The foregoing would have been necessary had it been established that the EU lacked the necessary competence to conclude CETA alone. This is not the case however and this is why it can be claimed that the Parliament is deprived of a power. CETA is, in our view, a case of facultative mixity. As the Court of Justice of the EU (CJEU) made clear in its opinion on the EU-Singapore agreement, virtually that entire agreement, and therefore also CETA, is covered by EU exclusive competences. Even for the agreement’s provisions on Investor-State-Dispute-Settlement (ISDS), the Court has not explicitly noted that these come under exclusive national competences (which would require a mixed agreement, see Rosas).
In addition to the competence question, the policy question whether the EU and its Member States should bind themselves to rules foreseen in CETA is undoubtedly a European question. It is not the sum of one European question and 27 national questions.
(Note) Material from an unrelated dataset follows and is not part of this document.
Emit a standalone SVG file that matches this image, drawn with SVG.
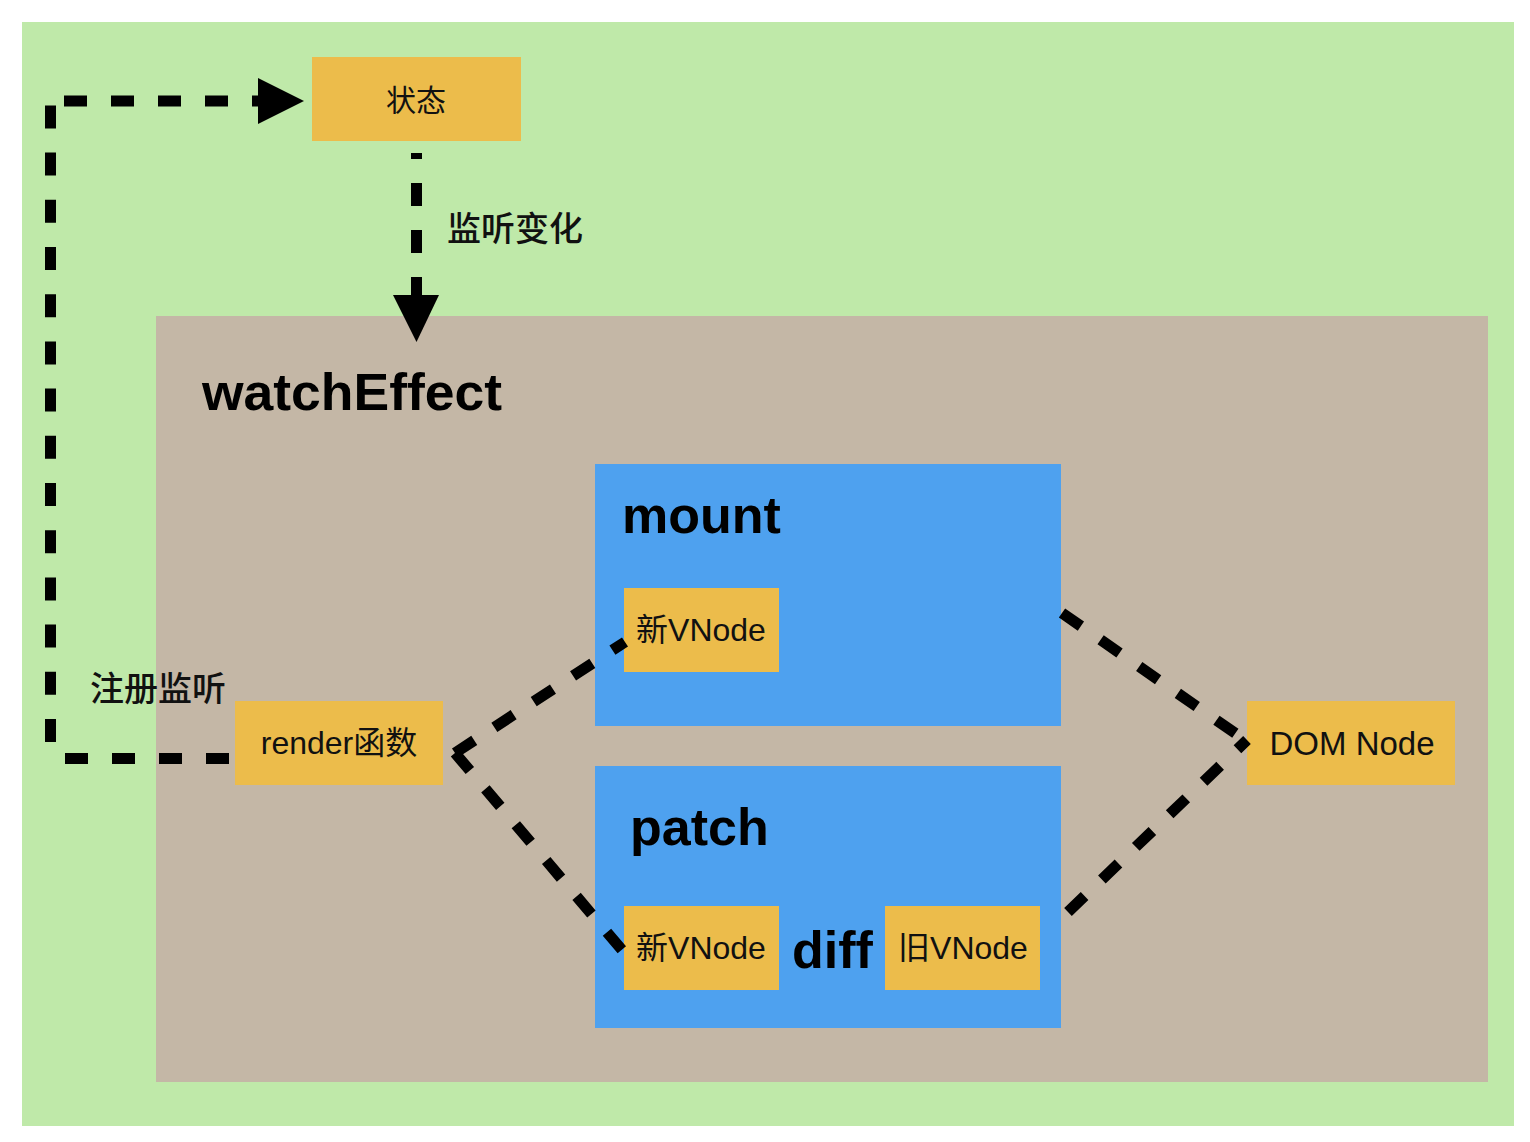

The national debates on CETA illustrate this since the reasons why CETA is controversial are fundamentally the same in every Member State: the benefits of free trade in general, ISDS, (the enforceability of) environmental and labour standards, the alleged chilling effect on regulation, etc. Addressing these policy questions (also) at the national level (in the name of democracy) has the perverse effect of obstructing a genuinely European debate. In Habermasian terms: CETA would be an ideal topic to discuss in the European public sphere and would incentivize the development of that public sphere, which in turn would foster a European democracy. By opting to conclude CETA as a mixed agreement, European public interests remain confined to and remain to be expressed in national public spheres.
Time for an external check
There is something inherently perverse about an arrangement whereby the EU institution representing Member State interests can unilaterally – and without being subject to an external check — decide whether to empower those same Member States, or the supranational EU institutions. As John Costonis, an American commentator, observed over half a century in an article on the then EEC’s treaty making powers (p. 452): this is a bit like having the wolves guard the sheep.
Principles of sound institutional design would seem to require that the choice to go for an EU-only or a mixed agreement in a context of shared competence be at the very least subject to ex post review. For as long as the Council retains the final word on the matter, mixity will be here to stay, even for agreements such as CETA that are covered for 99% by exclusive EU competences.
In our view, the present arrangement can hardly be considered democratic due to its negative impact on the European Parliament’s institutional position. Further, facultative mixity undermines the EU’s ability to act in pursuit of the collective interest. As Pescatore observed in 1999 (p. 388 at fn 6), ‘mixity combined with a presumption for the competence of member states is … a way of whittling down systematically the personality and capacity of the Community as a representative of the collective interest’.